Goal
The lines from the top of the material through the line with "(18,15) rectangle (993,655);" are to be set down exactly. Leave the pictures out.

----

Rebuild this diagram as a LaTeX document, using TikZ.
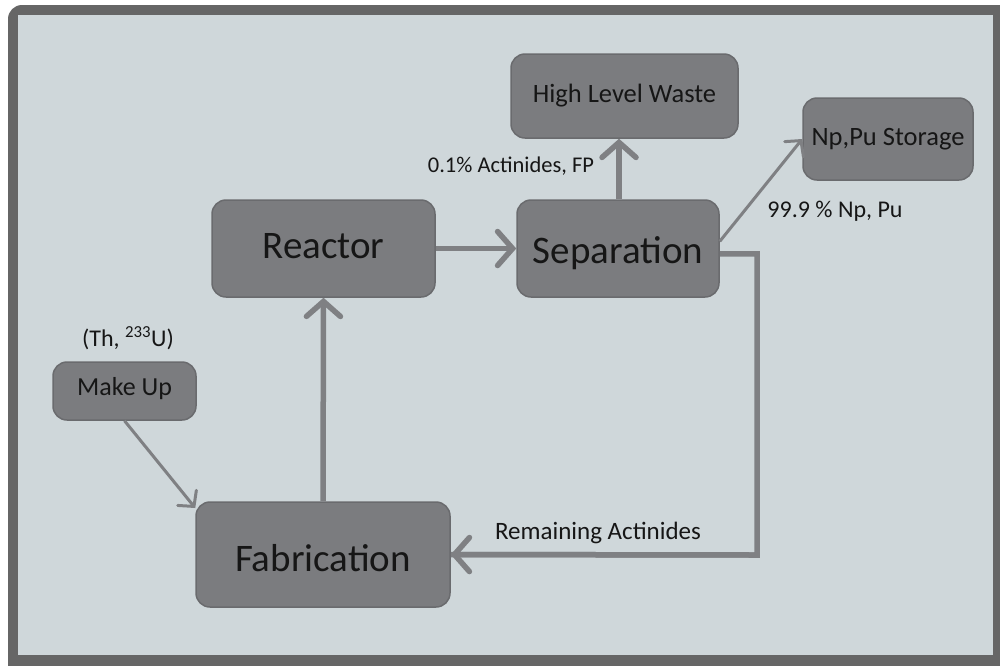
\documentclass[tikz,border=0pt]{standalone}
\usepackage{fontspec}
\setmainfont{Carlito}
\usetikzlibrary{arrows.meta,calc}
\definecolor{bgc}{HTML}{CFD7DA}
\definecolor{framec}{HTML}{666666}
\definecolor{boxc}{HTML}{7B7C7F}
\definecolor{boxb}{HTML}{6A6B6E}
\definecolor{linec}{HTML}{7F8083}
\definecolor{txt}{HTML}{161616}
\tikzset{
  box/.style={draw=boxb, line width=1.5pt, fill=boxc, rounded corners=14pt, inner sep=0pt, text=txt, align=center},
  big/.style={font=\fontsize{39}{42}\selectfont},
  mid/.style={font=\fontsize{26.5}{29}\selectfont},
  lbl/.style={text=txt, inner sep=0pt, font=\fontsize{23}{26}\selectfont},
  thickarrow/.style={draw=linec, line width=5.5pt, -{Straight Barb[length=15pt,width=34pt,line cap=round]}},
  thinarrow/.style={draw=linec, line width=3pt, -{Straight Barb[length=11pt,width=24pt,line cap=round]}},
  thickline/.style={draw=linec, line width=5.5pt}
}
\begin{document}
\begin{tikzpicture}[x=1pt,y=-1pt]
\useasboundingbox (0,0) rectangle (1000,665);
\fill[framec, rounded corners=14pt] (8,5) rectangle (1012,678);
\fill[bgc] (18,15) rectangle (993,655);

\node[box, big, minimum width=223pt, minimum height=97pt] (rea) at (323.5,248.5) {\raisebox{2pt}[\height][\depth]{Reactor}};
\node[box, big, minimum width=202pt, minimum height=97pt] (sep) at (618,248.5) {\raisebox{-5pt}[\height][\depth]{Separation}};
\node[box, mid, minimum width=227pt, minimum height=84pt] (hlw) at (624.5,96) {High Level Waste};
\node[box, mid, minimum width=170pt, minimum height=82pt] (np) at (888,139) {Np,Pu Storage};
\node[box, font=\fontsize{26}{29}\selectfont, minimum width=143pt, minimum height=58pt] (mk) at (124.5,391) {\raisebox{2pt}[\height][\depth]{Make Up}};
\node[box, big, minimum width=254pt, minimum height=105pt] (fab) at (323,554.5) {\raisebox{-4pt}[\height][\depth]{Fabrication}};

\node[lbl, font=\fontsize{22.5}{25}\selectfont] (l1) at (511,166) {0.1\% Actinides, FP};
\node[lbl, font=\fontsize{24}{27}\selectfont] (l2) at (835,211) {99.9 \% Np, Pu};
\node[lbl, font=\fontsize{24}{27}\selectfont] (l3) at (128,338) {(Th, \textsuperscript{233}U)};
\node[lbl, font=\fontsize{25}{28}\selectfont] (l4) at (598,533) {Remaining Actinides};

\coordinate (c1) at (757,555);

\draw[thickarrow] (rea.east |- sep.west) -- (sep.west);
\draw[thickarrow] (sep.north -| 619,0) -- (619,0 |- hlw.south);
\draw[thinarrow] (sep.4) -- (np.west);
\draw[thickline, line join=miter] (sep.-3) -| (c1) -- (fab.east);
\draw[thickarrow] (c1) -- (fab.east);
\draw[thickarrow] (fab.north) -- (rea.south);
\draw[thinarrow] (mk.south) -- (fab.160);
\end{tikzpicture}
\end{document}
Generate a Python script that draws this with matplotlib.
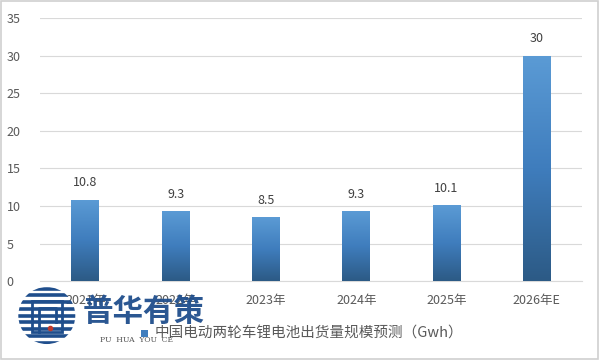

----

Written answer
Rebuild this diagram as a LaTeX document, using TikZ.
\documentclass[tikz,border=0pt]{standalone}
\usepackage{fontspec}
\setmainfont{Carlito}
\usetikzlibrary{arrows.meta,calc}
\definecolor{bgc}{HTML}{CFD7DA}
\definecolor{framec}{HTML}{666666}
\definecolor{boxc}{HTML}{7B7C7F}
\definecolor{boxb}{HTML}{6A6B6E}
\definecolor{linec}{HTML}{7F8083}
\definecolor{txt}{HTML}{161616}
\tikzset{
  box/.style={draw=boxb, line width=1.5pt, fill=boxc, rounded corners=14pt, inner sep=0pt, text=txt, align=center},
  big/.style={font=\fontsize{39}{42}\selectfont},
  mid/.style={font=\fontsize{26.5}{29}\selectfont},
  lbl/.style={text=txt, inner sep=0pt, font=\fontsize{23}{26}\selectfont},
  thickarrow/.style={draw=linec, line width=5.5pt, -{Straight Barb[length=15pt,width=34pt,line cap=round]}},
  thinarrow/.style={draw=linec, line width=3pt, -{Straight Barb[length=11pt,width=24pt,line cap=round]}},
  thickline/.style={draw=linec, line width=5.5pt}
}
\begin{document}
\begin{tikzpicture}[x=1pt,y=-1pt]
\useasboundingbox (0,0) rectangle (1000,665);
\fill[framec, rounded corners=14pt] (8,5) rectangle (1012,678);
\fill[bgc] (18,15) rectangle (993,655);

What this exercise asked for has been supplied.